[start]

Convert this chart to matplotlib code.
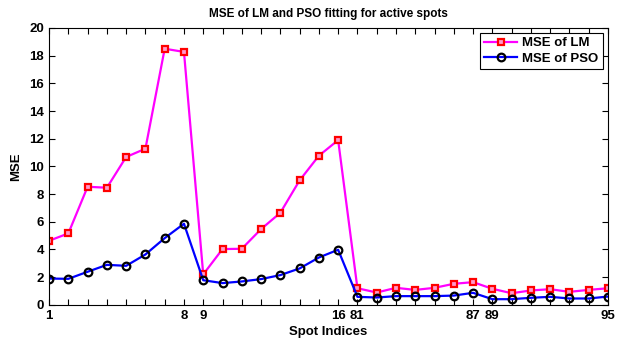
import matplotlib
matplotlib.use('Agg')
import matplotlib.pyplot as plt
import numpy as np

# spot indices (88 is missing) and mse values
spots = list(range(1, 17)) + list(range(81, 88)) + list(range(89, 96))
mse_lm = [4.63, 5.16, 8.53, 8.46, 10.68, 11.28, 18.5, 18.27,
          2.2, 4.03, 4.05, 5.47, 6.65, 8.99, 10.77, 11.9,
          1.2, 0.89, 1.23, 1.08, 1.23, 1.52, 1.64,
          1.16, 0.84, 1.04, 1.13, 0.94, 1.08, 1.2]
mse_pso = [1.9, 1.88, 2.39, 2.89, 2.82, 3.64, 4.82, 5.86,
           1.78, 1.57, 1.69, 1.86, 2.15, 2.63, 3.42, 3.98,
           0.58, 0.53, 0.63, 0.63, 0.63, 0.67, 0.87,
           0.41, 0.41, 0.51, 0.58, 0.46, 0.46, 0.6]
shown = [1, 8, 9, 16, 81, 87, 89, 95]

plt.rcParams['font.family'] = ['Liberation Sans', 'DejaVu Sans']
plt.rcParams['font.weight'] = 'bold'

x = np.arange(1, len(spots) + 1)

fig = plt.figure(figsize=(6.21, 3.41), dpi=100)
ax = fig.add_axes([0.079, 0.106, 0.9, 0.812])

ax.plot(x, mse_lm, color='magenta', lw=1.6, marker='s', ms=5,
        mec='red', mew=1.6, mfc='#ff99cc', label='MSE of LM')
ax.plot(x, mse_pso, color='blue', lw=1.6, marker='o', ms=5.5,
        mec='black', mew=1.6, mfc='none', label='MSE of PSO')

ax.set_xlim(1, len(spots))
ax.set_ylim(0, 20)
ax.set_yticks(np.arange(0, 21, 2))
ax.set_xticks(x)
ax.set_xticklabels([str(s) if s in shown else '' for s in spots])
ax.tick_params(direction='in', top=True, right=True, labelsize=9.5, length=4, width=0.8)
for lab in ax.get_xticklabels() + ax.get_yticklabels():
    lab.set_fontweight('bold')

ax.set_title('MSE of LM and PSO fitting for active spots', fontsize=8.5, fontweight='bold', pad=8)
ax.set_xlabel('Spot Indices', fontsize=9.5, fontweight='bold', labelpad=3)
ax.set_ylabel('MSE', fontsize=9.5, fontweight='bold', labelpad=5)

leg = ax.legend(loc='upper right', fontsize=9.5, fancybox=False, framealpha=1,
                edgecolor='black', borderaxespad=0.4, handlelength=2.5, borderpad=0.3,
                labelspacing=0.25, handletextpad=0.4)
leg.get_frame().set_linewidth(0.8)

fig.savefig('out.png', dpi=100)
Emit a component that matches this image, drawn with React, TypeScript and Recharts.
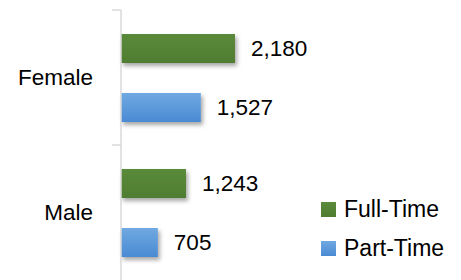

[end]

- **EXERCISE AIM**
Exactly as written, repeat the lines from the beginning of the entries up to and including the line with "fontsize=9.5, fontweight='bold', labelpad=5)", but not the pictures.

- **RESPONSE TO THE TASK**
Convert this chart to matplotlib code.
import matplotlib
matplotlib.use('Agg')
import matplotlib.pyplot as plt
import numpy as np

# spot indices (88 is missing) and mse values
spots = list(range(1, 17)) + list(range(81, 88)) + list(range(89, 96))
mse_lm = [4.63, 5.16, 8.53, 8.46, 10.68, 11.28, 18.5, 18.27,
          2.2, 4.03, 4.05, 5.47, 6.65, 8.99, 10.77, 11.9,
          1.2, 0.89, 1.23, 1.08, 1.23, 1.52, 1.64,
          1.16, 0.84, 1.04, 1.13, 0.94, 1.08, 1.2]
mse_pso = [1.9, 1.88, 2.39, 2.89, 2.82, 3.64, 4.82, 5.86,
           1.78, 1.57, 1.69, 1.86, 2.15, 2.63, 3.42, 3.98,
           0.58, 0.53, 0.63, 0.63, 0.63, 0.67, 0.87,
           0.41, 0.41, 0.51, 0.58, 0.46, 0.46, 0.6]
shown = [1, 8, 9, 16, 81, 87, 89, 95]

plt.rcParams['font.family'] = ['Liberation Sans', 'DejaVu Sans']
plt.rcParams['font.weight'] = 'bold'

x = np.arange(1, len(spots) + 1)

fig = plt.figure(figsize=(6.21, 3.41), dpi=100)
ax = fig.add_axes([0.079, 0.106, 0.9, 0.812])

ax.plot(x, mse_lm, color='magenta', lw=1.6, marker='s', ms=5,
        mec='red', mew=1.6, mfc='#ff99cc', label='MSE of LM')
ax.plot(x, mse_pso, color='blue', lw=1.6, marker='o', ms=5.5,
        mec='black', mew=1.6, mfc='none', label='MSE of PSO')

ax.set_xlim(1, len(spots))
ax.set_ylim(0, 20)
ax.set_yticks(np.arange(0, 21, 2))
ax.set_xticks(x)
ax.set_xticklabels([str(s) if s in shown else '' for s in spots])
ax.tick_params(direction='in', top=True, right=True, labelsize=9.5, length=4, width=0.8)
for lab in ax.get_xticklabels() + ax.get_yticklabels():
    lab.set_fontweight('bold')

ax.set_title('MSE of LM and PSO fitting for active spots', fontsize=8.5, fontweight='bold', pad=8)
ax.set_xlabel('Spot Indices', fontsize=9.5, fontweight='bold', labelpad=3)
ax.set_ylabel('MSE', fontsize=9.5, fontweight='bold', labelpad=5)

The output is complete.